Madhabi Puri Buch, Chairperson, Securities and Exchange Board of India (SEBI) at the “Indian Capital Markets Transformative Shifts Achieved through Technology and Reforms” Photo: Kamlesh Pednekar


The Securities and Exchange Board of India (Sebi) on Tuesday proposed seven key changes to the derivatives trading framework to enhance investor protection and market stability.


Based on expert working group recommendations, the market regulator has proposed fewer option strike prices, upfront collection of options premiums, tripling minimum contract sizes, and reducing weekly expiries.


The much-awaited recommendations come amid concerns raised by various financial regulators and economists about exponential growth in the derivatives market, where daily turnover tends to exceed Rs 400 trillion, and sharp losses incurred by small investors.


“If there is an annual loss of Rs 50,000 – Rs 60,000 crore of household savings through derivatives, it is a macro concern. This (money) could potentially get deployed more productively in the next IPO round, mutual funds, or productive use for the economy,” Sebi chair Madhabi Puri Buch said at an event at NSE ahead of the release of the consultation paper.


If Sebi’s proposals are approved, both the NSE and BSE could see a dent in their trading volumes and, in turn, erosion in their profitability.


When questioned about the impact of new norms on its profitability, MD & CEO Ashishkumar Chauhan of NSE, the country’s largest exchange, said bourses are first-level regulators first and a profit-making enterprise later. He added that they will follow Sebi’s guidelines on derivatives once they are finalised.


Sebi’s proposal will mean exchanges reduce their offerings in the options segment to one benchmark each for weekly expiry. At present, every day of the week has a weekly expiry of an index. This has given rise to speculative trading with the bulk of the notional turnover generated on the expiry day.


Further, the regulator plans to increase the minimum contract size to Rs 15 lakh to Rs 20 lakh from the current Rs 5 lakh. This will further be increased after six months of the introduction of the contract.


The other proposals include upfront collection of options premiums from buyers, an increase in contract margins near expiry, intraday monitoring of position limits, rationalisation of contract strikes, and removal of calendar spread benefits on the expiry day.

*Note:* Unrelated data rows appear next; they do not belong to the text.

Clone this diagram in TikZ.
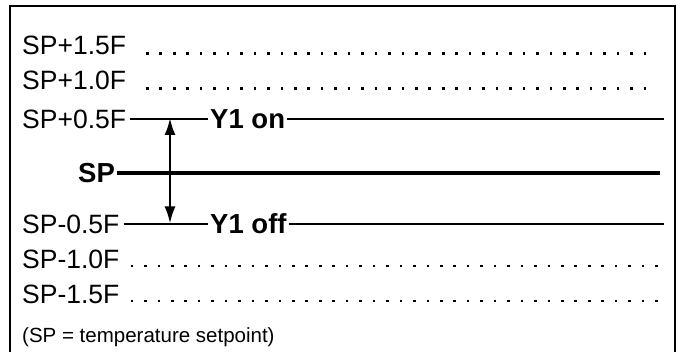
\documentclass[tikz,border=0pt]{standalone}
\usepackage{fontspec}
\setmainfont{Liberation Sans}
\usetikzlibrary{arrows.meta}

\begin{document}
\begin{tikzpicture}[x=1pt, y=-1pt,
  lvl/.style={inner xsep=3pt, inner ysep=0pt, font=\fontsize{26.5}{28}\selectfont},
  tag/.style={inner xsep=2pt, inner ysep=0pt, font=\fontsize{27.5}{30}\selectfont\bfseries},
  note/.style={inner sep=0pt, font=\fontsize{20.5}{23}\selectfont},
  dotrow/.style={line width=2.6pt, dash pattern=on 2.6pt off 10.85pt},
  band/.style={line width=2.6pt},
  setline/.style={line width=3.8pt},
  >={Latex[length=17pt, width=11pt]}]
\useasboundingbox (0,0) rectangle (677,352);
% frame (bottom edge runs off the picture)
\draw[line width=2.4pt] (10,352) -- (10,6) -- (675,6) -- (675,352);

% dotted levels
\node[lvl, anchor=base west, inner xsep=0pt] (p15) at (22,55) {SP+1.5F};
\node[lvl, anchor=base west, inner xsep=0pt] (p10) at (22,90) {SP+1.0F};
\node[lvl, anchor=base west, inner xsep=0pt] (m10) at (22,268.5) {SP-1.0F};
\node[lvl, anchor=base west, inner xsep=0pt] (m15) at (22,303.5) {SP-1.5F};
\draw[dotrow] (146,53.7) -- (646.3,53.7);
\draw[dotrow] (146,88.7) -- (646.3,88.7);
\draw[dotrow] (130.6,266.2) -- (657.8,266.2);
\draw[dotrow] (130.6,301.2) -- (657.8,301.2);

% switching levels
\node[lvl, anchor=west, inner xsep=0pt] (p05) at (22,119) {SP+0.5F};
\node[tag, anchor=west] (on) at (208,119) {Y1 on};
\coordinate (onend) at (664,119);
\draw[band] ([xshift=4pt]p05.east) -- (on.west);
\draw[band] (on.east) -- (onend);

\node[tag, anchor=west, inner xsep=0pt] (sp) at (78,173) {SP};
\coordinate (spend) at (660,173);
\draw[setline] ([xshift=2pt]sp.east) -- (spend);

\node[lvl, anchor=west, inner xsep=0pt] (m05) at (22,224) {SP-0.5F};
\node[tag, anchor=west] (off) at (208,224) {Y1 off};
\coordinate (offend) at (664,224);
\draw[band] ([xshift=4pt]m05.east) -- (off.west);
\draw[band] (off.east) -- (offend);

% hysteresis band
\coordinate (top) at (170,118);
\coordinate (bot) at (170,223.5);
\draw[<->, line width=2.3pt] (top) -- (bot);

\node[note, anchor=base west] (key) at (22,342) {(SP = temperature setpoint)};
\end{tikzpicture}
\end{document}
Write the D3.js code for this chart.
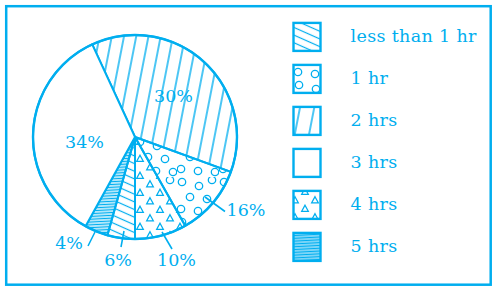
<!DOCTYPE html>
<html><head><meta charset="utf-8">
<script src="https://cdn.jsdelivr.net/npm/d3@7"></script>
<style>html,body{margin:0;padding:0;background:#fff;}svg{display:block;}</style>
</head><body>
<svg id="chart" width="498" height="289"></svg>
<script>
// ---- data (order around the pie, clockwise from the top-left boundary) ----
const categories   = ["2 hrs", "1 hr", "4 hrs", "less than 1 hr", "5 hrs", "3 hrs"];
const percentages  = [30, 16, 10, 6, 4, 34];
// slice sizes as drawn in the picture (degrees of arc)
const drawnDegrees = [134.8, 40.5, 29.5, 15.7, 13.3, 126.2];
const legendLabels = ["less than 1 hr", "1 hr", "2 hrs", "3 hrs", "4 hrs", "5 hrs"];
const percentLabels = percentages.map(p => p + "%");

// ---- layout / style ----
const C = "#00aeef";
const W = 498, H = 289;
const cx = 135, cy = 137, R = 102;
const startDeg = -24.8;
const FONT = "'DejaVu Serif', serif";

const svg = d3.select("#chart");
const defs = svg.append("defs");

const patternKind = {
  "2 hrs": "diag", "1 hr": "circles", "4 hrs": "tri",
  "less than 1 hr": "shallow", "5 hrs": "hlines", "3 hrs": "none"
};

function makePattern(id, kind, legend) {
  if (kind === "none") return;
  let p;
  if (kind === "diag") {
    const s = legend ? 14 : 12;
    p = defs.append("pattern").attr("id", id).attr("patternUnits", "userSpaceOnUse")
      .attr("width", s).attr("height", s).attr("patternTransform", "rotate(11)");
    p.append("line").attr("x1", s / 2).attr("x2", s / 2).attr("y1", -1).attr("y2", s + 1)
      .attr("stroke", C).attr("stroke-width", 1.4);
  } else if (kind === "shallow") {
    const s = 7;
    p = defs.append("pattern").attr("id", id).attr("patternUnits", "userSpaceOnUse")
      .attr("width", s).attr("height", s).attr("patternTransform", "rotate(24)");
    p.append("line").attr("x1", -1).attr("x2", s + 1).attr("y1", s / 2).attr("y2", s / 2)
      .attr("stroke", C).attr("stroke-width", 1.2);
  } else if (kind === "hlines") {
    const s = 2.8;
    p = defs.append("pattern").attr("id", id).attr("patternUnits", "userSpaceOnUse")
      .attr("width", 10).attr("height", s).attr("patternTransform", "rotate(-3)");
    p.append("line").attr("x1", -1).attr("x2", 11).attr("y1", s / 2).attr("y2", s / 2)
      .attr("stroke", C).attr("stroke-width", legend ? 1.9 : 1.5);
  } else if (kind === "circles") {
    p = defs.append("pattern").attr("id", id).attr("patternUnits", "userSpaceOnUse")
      .attr("width", 42).attr("height", 40);
    const pts = [[5,5],[22,9],[35,3],[13,20],[30,22],[4,32],[21,34],[38,35]];
    pts.forEach(([x, y]) => p.append("circle").attr("cx", x).attr("cy", y).attr("r", 3.7)
      .attr("fill", "none").attr("stroke", C).attr("stroke-width", 1.3));
  } else if (kind === "tri") {
    p = defs.append("pattern").attr("id", id).attr("patternUnits", "userSpaceOnUse")
      .attr("width", 20).attr("height", 17);
    [[5, 4.5], [15, 13]].forEach(([x, y]) => p.append("path")
      .attr("d", `M${x},${y - 3.3}L${x + 3.3},${y + 2.8}L${x - 3.3},${y + 2.8}Z`)
      .attr("fill", "none").attr("stroke", C).attr("stroke-width", 1.3));
  }
}

categories.forEach((c, i) => {
  makePattern("p" + i, patternKind[c], false);
  makePattern("lp" + i, patternKind[c], true);
});
const fillFor = (c, legend) => {
  const i = categories.indexOf(c);
  return patternKind[c] === "none" ? "#fff" : `url(#${legend ? "lp" : "p"}${i})`;
};

// frame
svg.append("rect").attr("x", 6.2).attr("y", 6.2).attr("width", 484.5).attr("height", 278.5)
  .attr("fill", "none").attr("stroke", C).attr("stroke-width", 2.5);

// ---- pie ----
const data = categories.map((c, i) => ({ cat: c, share: drawnDegrees[i], label: percentLabels[i] }));
const rad = d => d * Math.PI / 180;
const pie = d3.pie().sort(null).value(d => d.share)
  .startAngle(rad(startDeg)).endAngle(rad(startDeg + 360));
const arc = d3.arc().innerRadius(0).outerRadius(R);
const arcs = pie(data);

const g = svg.append("g").attr("transform", `translate(${cx},${cy})`);
g.selectAll("path.slice").data(arcs).join("path").attr("class", "slice")
  .attr("d", arc)
  .attr("fill", d => fillFor(d.data.cat, false))
  .attr("stroke", C).attr("stroke-width", 2).attr("stroke-linejoin", "round");
g.append("circle").attr("r", R).attr("fill", "none").attr("stroke", C).attr("stroke-width", 2.4);

// ---- percentage labels (offsets from pie centre) ----
const labelPos = {
  "2 hrs":          { t: [38.5, -35] },
  "3 hrs":          { t: [-50.5, 11] },
  "1 hr":           { t: [111, 79],  l: [[70, 60], [90, 74.5]] },
  "5 hrs":          { t: [-66, 112], l: [[-40, 95], [-47, 109]] },
  "less than 1 hr": { t: [-17, 129], l: [[-11, 94], [-14, 110]] },
  "4 hrs":          { t: [41.5, 129], l: [[27, 95], [37, 112]] }
};
arcs.forEach(a => {
  const lp = labelPos[a.data.cat];
  if (lp.l) {
    g.append("line").attr("x1", lp.l[0][0]).attr("y1", lp.l[0][1])
      .attr("x2", lp.l[1][0]).attr("y2", lp.l[1][1])
      .attr("stroke", C).attr("stroke-width", 1.6);
  }
  g.append("text").attr("x", lp.t[0]).attr("y", lp.t[1])
    .attr("text-anchor", "middle").attr("font-family", FONT).attr("font-size", 17.5)
    .attr("fill", C).text(a.data.label);
});

// ---- legend ----
const legendY = d3.scaleLinear().domain([0, legendLabels.length - 1]).range([22.9, 232.9]);
const lg = svg.append("g");
legendLabels.forEach((c, i) => {
  const y = legendY(i);
  lg.append("rect").attr("x", 293.5).attr("y", y).attr("width", 27).attr("height", 28)
    .attr("fill", fillFor(c, true)).attr("stroke", C).attr("stroke-width", 2.4);
  lg.append("text").attr("x", 350.5).attr("y", y + 19.5)
    .attr("font-family", FONT).attr("font-size", 17.5).attr("letter-spacing", 0.35)
    .attr("fill", C).text(c);
});
</script>
</body></html>
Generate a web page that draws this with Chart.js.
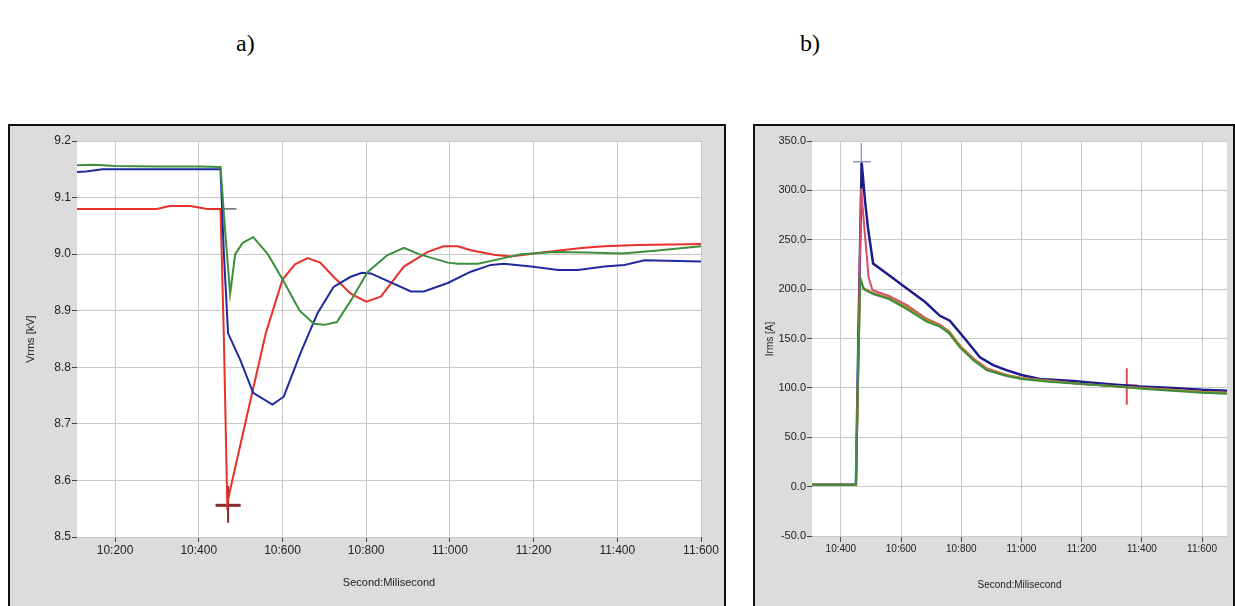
<!DOCTYPE html>
<html>
<head>
<meta charset="utf-8">
<script src="https://cdn.jsdelivr.net/npm/chart.js@4/dist/chart.umd.min.js"></script>
<style>
  html, body { margin:0; padding:0; width:1235px; height:606px; overflow:hidden; background:#fff; }
  .lbl { position:absolute; top:30px; font-family:"Liberation Serif","Times New Roman",serif; font-size:24px; color:#000; }
  .frame { position:absolute; top:124px; height:490px; border:2px solid #111; background:#dcdcdc; box-sizing:border-box; }
  canvas { position:absolute; top:0; left:0; }
</style>
</head>
<body>
<div class="lbl" style="left:236px">a)</div>
<div class="lbl" style="left:800px">b)</div>
<div class="frame" id="frameA" style="left:8px; width:718px;"><canvas id="grafA" width="714" height="486"></canvas></div>
<div class="frame" id="frameB" style="left:753px; width:482px;"><canvas id="grafB" width="478" height="486"></canvas></div>
<script>
// ---- a) Vrms [kV] ----
const aTicksX = [10200, 10400, 10600, 10800, 11000, 11200, 11400, 11600];
const aTicksY = [8.5, 8.6, 8.7, 8.8, 8.9, 9.0, 9.1, 9.2];

const aGreenT = [10109, 10150, 10200, 10300, 10400, 10452, 10462, 10475, 10487, 10505, 10530, 10565, 10602, 10641, 10675, 10700, 10730, 10765, 10803, 10850, 10890, 10926, 10995, 11019, 11067, 11129, 11170, 11250, 11330, 11410, 11490, 11600];
const aGreenV = [9.157, 9.158, 9.156, 9.155, 9.155, 9.154, 9.05, 8.93, 9.0, 9.02, 9.03, 9.0, 8.953, 8.9, 8.877, 8.875, 8.88, 8.92, 8.968, 8.998, 9.011, 9.0, 8.985, 8.983, 8.983, 8.993, 9.0, 9.004, 9.003, 9.001, 9.006, 9.014];

const aRedT = [10109, 10200, 10300, 10330, 10380, 10420, 10452, 10460, 10468, 10480, 10523, 10560, 10600, 10630, 10660, 10690, 10722, 10763, 10800, 10835, 10890, 10947, 10985, 11019, 11050, 11105, 11146, 11210, 11314, 11369, 11450, 11600];
const aRedV = [9.08, 9.08, 9.08, 9.085, 9.085, 9.08, 9.08, 8.85, 8.56, 8.6, 8.74, 8.86, 8.955, 8.982, 8.993, 8.985, 8.96, 8.93, 8.916, 8.925, 8.978, 9.004, 9.014, 9.014, 9.007, 8.999, 8.996, 9.002, 9.011, 9.014, 9.016, 9.018];

const aBlueT = [10109, 10130, 10170, 10300, 10400, 10452, 10460, 10470, 10499, 10530, 10576, 10603, 10643, 10684, 10722, 10763, 10790, 10811, 10907, 10938, 10995, 11050, 11098, 11129, 11194, 11259, 11306, 11369, 11417, 11465, 11600];
const aBlueV = [9.145, 9.146, 9.15, 9.15, 9.15, 9.15, 9.0, 8.86, 8.813, 8.755, 8.734, 8.748, 8.825, 8.896, 8.942, 8.96, 8.967, 8.966, 8.934, 8.934, 8.949, 8.969, 8.981, 8.983, 8.978, 8.972, 8.972, 8.978, 8.981, 8.989, 8.987];

// cursor marks in a)
const aCurLineT = [10440, 10490];
const aCurLineV = [9.08, 9.08];
const aCrossHT = [10440, 10500];
const aCrossHV = [8.556, 8.556];
const aCrossVT = [10470, 10470];
const aCrossVV = [8.59, 8.525];

// ---- b) Irms [A] ----
const bTicksX = [10400, 10600, 10800, 11000, 11200, 11400, 11600];
const bTicksY = [-50, 0, 50, 100, 150, 200, 250, 300, 350];

const bBlueT = [10304, 10450, 10458, 10469, 10480, 10490, 10507, 10560, 10618, 10680, 10729, 10762, 10817, 10862, 10906, 10950, 11000, 11061, 11172, 11283, 11393, 11504, 11600, 11683];
const bBlueV = [2, 2, 150, 328, 290, 262, 226, 214, 201, 187, 173, 168, 148, 131, 123, 118, 113, 109, 107, 104, 101.5, 100, 98, 97];

const bRedT = [10304, 10450, 10458, 10467, 10480, 10492, 10505, 10560, 10618, 10685, 10729, 10760, 10795, 10840, 10884, 10950, 11000, 11100, 11200, 11300, 11400, 11500, 11600, 11683];
const bRedV = [2, 2, 140, 302, 255, 212, 199, 193, 184, 170, 164, 157, 143, 130, 120, 113, 110, 107, 104, 102, 100, 98, 96, 95];

const bGreenT = [10304, 10450, 10458, 10464, 10475, 10507, 10560, 10618, 10685, 10729, 10760, 10795, 10840, 10884, 10950, 11000, 11100, 11200, 11300, 11400, 11500, 11600, 11683];
const bGreenV = [2, 2, 120, 212, 200, 195, 190, 180, 167, 162, 155, 141, 128, 118, 112, 109, 106, 104, 102, 99, 97, 95, 94];

const bOrangeT = [10304, 10450, 10458, 10465, 10476, 10507, 10560, 10618, 10685, 10729, 10760, 10795, 10840, 10884, 10950, 11000, 11100, 11200, 11300, 11400, 11500, 11600, 11683];
const bOrangeV = [2, 2, 125, 210, 201, 196, 191, 182, 169, 163, 157, 143, 129, 119, 113, 110, 107, 104, 102, 100, 98, 96, 95];

// cursor marks in b)
const bCrossAHT = [10440, 10500];
const bCrossAHV = [329, 329];
const bCrossAVT = [10468, 10468];
const bCrossAVV = [348, 318];
const bCrossBHT = [11315, 11385];
const bCrossBHV = [102, 102];
const bCrossBVT = [11350, 11350];
const bCrossBVV = [120, 83];

function pts(ts, vs) {
  return ts.map((t, i) => ({ x: t, y: vs[i] }));
}
function fmtMs(v) {
  return Math.floor(v / 1000) + ':' + String(Math.round(v % 1000)).padStart(3, '0');
}
function line(ts, vs, color, w) {
  return { data: pts(ts, vs), borderColor: color, borderWidth: w || 2, pointRadius: 0, tension: 0, fill: false };
}

const plotBg = {
  id: 'plotBg',
  beforeDraw(chart) {
    const { ctx, chartArea: a } = chart;
    ctx.save();
    ctx.fillStyle = '#ffffff';
    ctx.fillRect(a.left, a.top, a.right - a.left, a.bottom - a.top);
    ctx.restore();
  }
};

function scales(o) {
  return {
    x: {
      type: 'linear', min: o.xmin, max: o.xmax,
      afterBuildTicks: s => { s.ticks = o.tx.map(v => ({ value: v })); },
      afterFit: s => { s.height = 75; },
      grid: { color: '#c8c8c8', tickColor: '#444', tickLength: 5, drawTicks: true },
      border: { display: false },
      ticks: { color: '#222', font: { family: 'Liberation Sans', size: o.fx }, padding: 1, maxRotation: 0, callback: v => fmtMs(v) },
      title: { display: true, text: 'Second:Milisecond', color: '#222', font: { family: 'Liberation Sans', size: o.ft }, padding: { top: 0, bottom: o.xtp } }
    },
    y: {
      min: o.ymin, max: o.ymax,
      afterBuildTicks: s => { s.ticks = o.ty.map(v => ({ value: v })); },
      afterFit: s => { s.width = o.yw; },
      grid: { color: '#c8c8c8', tickColor: '#444', tickLength: 5 },
      border: { display: false },
      ticks: { color: '#222', font: { family: 'Liberation Sans', size: o.fy }, padding: 1, callback: v => v.toFixed(1) },
      title: { display: true, text: o.ytitle, color: '#222', font: { family: 'Liberation Sans', size: o.ft }, padding: { top: o.ytp, bottom: 0 } }
    }
  };
}

new Chart(document.getElementById('grafA'), {
  type: 'line',
  data: {
    datasets: [
      line(aGreenT, aGreenV, '#3c8f3c'),
      line(aBlueT, aBlueV, '#1f2a9c'),
      line(aRedT, aRedV, '#e8312a'),
      line(aCurLineT, aCurLineV, '#666666', 1.5),
      line(aCrossHT, aCrossHV, '#8a2a2a', 3),
      line(aCrossVT, aCrossVV, '#8a2a2a', 2)
    ]
  },
  options: {
    responsive: false, animation: false,
    layout: { padding: { left: 0, top: 15, right: 23, bottom: 0 } },
    plugins: { legend: { display: false }, tooltip: { enabled: false } },
    scales: scales({ xmin: 10109, xmax: 11600, ymin: 8.5, ymax: 9.2, tx: aTicksX, ty: aTicksY, fx: 12, fy: 12, ft: 11, yw: 67, ytitle: 'Vrms [kV]', ytp: 14, xtp: 22 })
  },
  plugins: [plotBg]
});

new Chart(document.getElementById('grafB'), {
  type: 'line',
  data: {
    datasets: [
      line(bGreenT, bGreenV, '#3c8c3c'),
      line(bOrangeT, bOrangeV, '#b0862c'),
      line(bRedT, bRedV, '#d2506e'),
      line(bBlueT, bBlueV, '#1c1c8c', 2.5),
      line(bCrossAHT, bCrossAHV, '#8c9cc0', 1.5),
      line(bCrossAVT, bCrossAVV, '#8c9cc0', 1.5),
      line(bCrossBHT, bCrossBHV, 'rgba(200,40,40,0.8)', 3),
      line(bCrossBVT, bCrossBVV, 'rgba(200,40,40,0.8)', 2)
    ]
  },
  options: {
    responsive: false, animation: false,
    layout: { padding: { left: 0, top: 15, right: 6, bottom: 0 } },
    plugins: { legend: { display: false }, tooltip: { enabled: false } },
    scales: scales({ xmin: 10304, xmax: 11683, ymin: -51, ymax: 350, tx: bTicksX, ty: bTicksY, fx: 10, fy: 11, ft: 10, yw: 57, ytitle: 'Irms [A]', ytp: 9, xtp: 21 })
  },
  plugins: [plotBg]
});
</script>
</body>
</html>
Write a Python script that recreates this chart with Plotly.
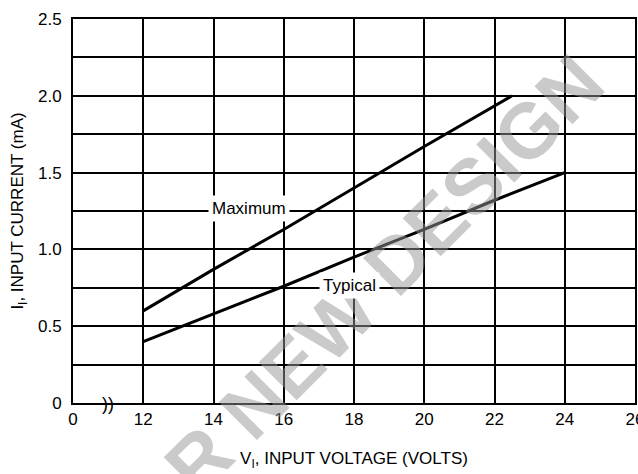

As per Sebi, the cumulative trading loss incurred by 9.25 million unique individuals and proprietorship firms who traded in the index derivatives of NSE stood at Rs 51,689 crore in FY24.


Sebi has also pointed out that nearly 28 per cent of the notional turnover on Nifty weekly expiry comes in the last hour, while the same stands at 40 per cent for Sensex.


“Bursts of speculative hyperactivity in derivative markets, particularly by individual players, can detract from sustained capital formation by endangering both investor protection and market stability,” noted Sebi in the consultation paper.


As per an industry estimate, over 80 per cent of the fees collected by the National Stock Exchange (NSE) comes from options.


Besides exchanges, the fresh proposals will hurt brokers, who are already grappling with a slew of regulatory changes.